> **TASK TO CARRY OUT**: Determine how many lines of the entries contain "this". Reply with that number alone.

> **GIVEN RECORDS**:
────────────────
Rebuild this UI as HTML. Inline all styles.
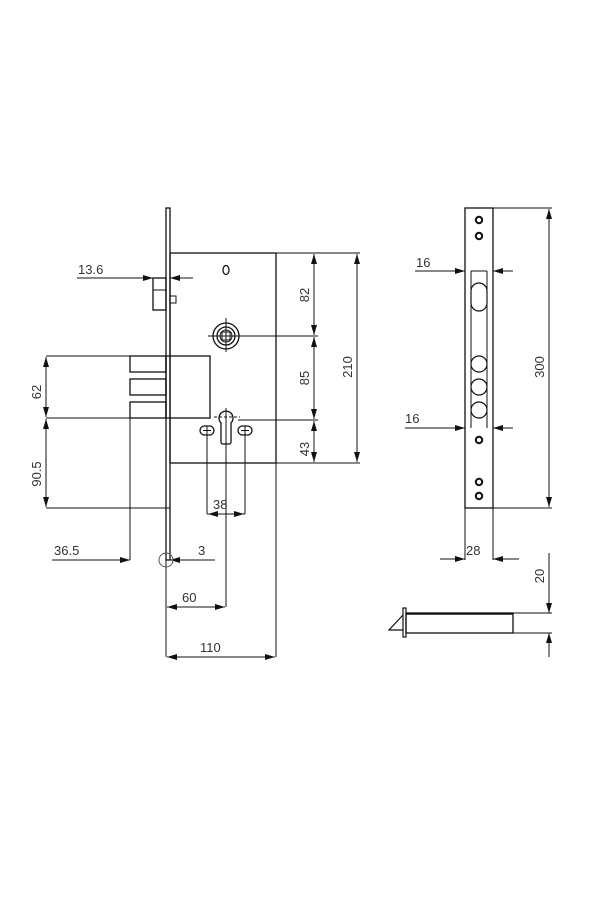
────────────────
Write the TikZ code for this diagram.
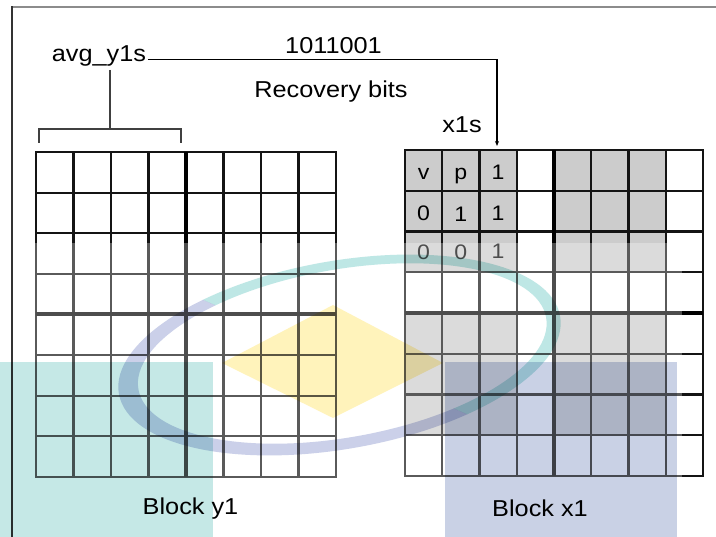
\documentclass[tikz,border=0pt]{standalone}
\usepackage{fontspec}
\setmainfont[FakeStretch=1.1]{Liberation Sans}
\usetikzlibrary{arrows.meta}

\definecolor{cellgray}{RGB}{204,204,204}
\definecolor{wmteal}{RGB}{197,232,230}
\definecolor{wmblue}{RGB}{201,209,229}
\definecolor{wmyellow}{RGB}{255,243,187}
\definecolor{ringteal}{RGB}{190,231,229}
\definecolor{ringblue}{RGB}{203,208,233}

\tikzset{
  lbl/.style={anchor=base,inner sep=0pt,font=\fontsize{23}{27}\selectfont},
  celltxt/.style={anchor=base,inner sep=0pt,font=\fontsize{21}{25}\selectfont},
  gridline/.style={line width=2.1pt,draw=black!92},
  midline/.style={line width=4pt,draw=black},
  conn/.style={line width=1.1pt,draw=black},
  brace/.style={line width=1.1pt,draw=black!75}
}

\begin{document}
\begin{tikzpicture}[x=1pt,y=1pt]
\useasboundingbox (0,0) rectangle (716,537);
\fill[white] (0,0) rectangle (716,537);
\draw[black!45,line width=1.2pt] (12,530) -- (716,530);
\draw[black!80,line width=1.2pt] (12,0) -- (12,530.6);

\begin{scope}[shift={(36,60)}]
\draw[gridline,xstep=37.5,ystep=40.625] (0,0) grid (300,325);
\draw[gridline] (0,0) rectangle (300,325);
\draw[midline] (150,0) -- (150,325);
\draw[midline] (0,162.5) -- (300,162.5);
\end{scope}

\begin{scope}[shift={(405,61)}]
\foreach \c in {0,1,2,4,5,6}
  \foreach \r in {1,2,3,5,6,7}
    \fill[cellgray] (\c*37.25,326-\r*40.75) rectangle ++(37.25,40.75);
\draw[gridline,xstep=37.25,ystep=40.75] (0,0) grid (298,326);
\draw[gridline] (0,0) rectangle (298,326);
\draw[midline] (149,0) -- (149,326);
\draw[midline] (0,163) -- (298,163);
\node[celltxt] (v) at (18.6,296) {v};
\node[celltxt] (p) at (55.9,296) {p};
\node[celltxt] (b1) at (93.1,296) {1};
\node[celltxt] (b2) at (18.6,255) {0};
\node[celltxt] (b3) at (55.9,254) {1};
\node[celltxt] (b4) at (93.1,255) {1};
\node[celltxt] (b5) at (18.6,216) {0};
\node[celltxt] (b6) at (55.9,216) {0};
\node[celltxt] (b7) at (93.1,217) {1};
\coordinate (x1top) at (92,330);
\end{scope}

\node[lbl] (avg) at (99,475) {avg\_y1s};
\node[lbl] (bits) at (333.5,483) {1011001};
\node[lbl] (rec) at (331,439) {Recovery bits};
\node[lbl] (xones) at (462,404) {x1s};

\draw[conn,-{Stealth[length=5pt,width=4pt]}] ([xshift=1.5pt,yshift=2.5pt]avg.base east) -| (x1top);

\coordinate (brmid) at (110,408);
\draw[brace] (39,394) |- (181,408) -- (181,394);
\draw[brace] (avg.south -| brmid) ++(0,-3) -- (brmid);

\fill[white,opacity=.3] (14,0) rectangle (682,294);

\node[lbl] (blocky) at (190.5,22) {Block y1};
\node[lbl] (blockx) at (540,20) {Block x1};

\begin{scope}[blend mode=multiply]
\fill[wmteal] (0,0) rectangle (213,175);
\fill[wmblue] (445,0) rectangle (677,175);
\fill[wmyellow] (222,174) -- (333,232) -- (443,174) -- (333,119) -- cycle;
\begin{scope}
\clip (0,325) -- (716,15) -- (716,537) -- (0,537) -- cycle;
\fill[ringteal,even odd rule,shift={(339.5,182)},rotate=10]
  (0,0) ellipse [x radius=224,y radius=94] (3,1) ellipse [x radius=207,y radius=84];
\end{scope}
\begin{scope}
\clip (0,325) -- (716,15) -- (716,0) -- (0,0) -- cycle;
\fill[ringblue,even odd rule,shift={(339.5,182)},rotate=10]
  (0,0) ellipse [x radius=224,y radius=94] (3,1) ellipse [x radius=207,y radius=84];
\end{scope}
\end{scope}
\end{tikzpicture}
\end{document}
────────────────
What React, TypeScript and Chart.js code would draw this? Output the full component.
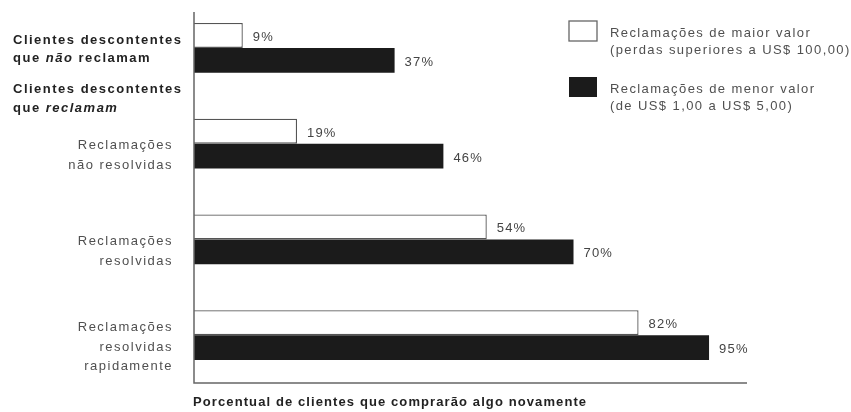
────────────────
> **THE OUTPUT**: 3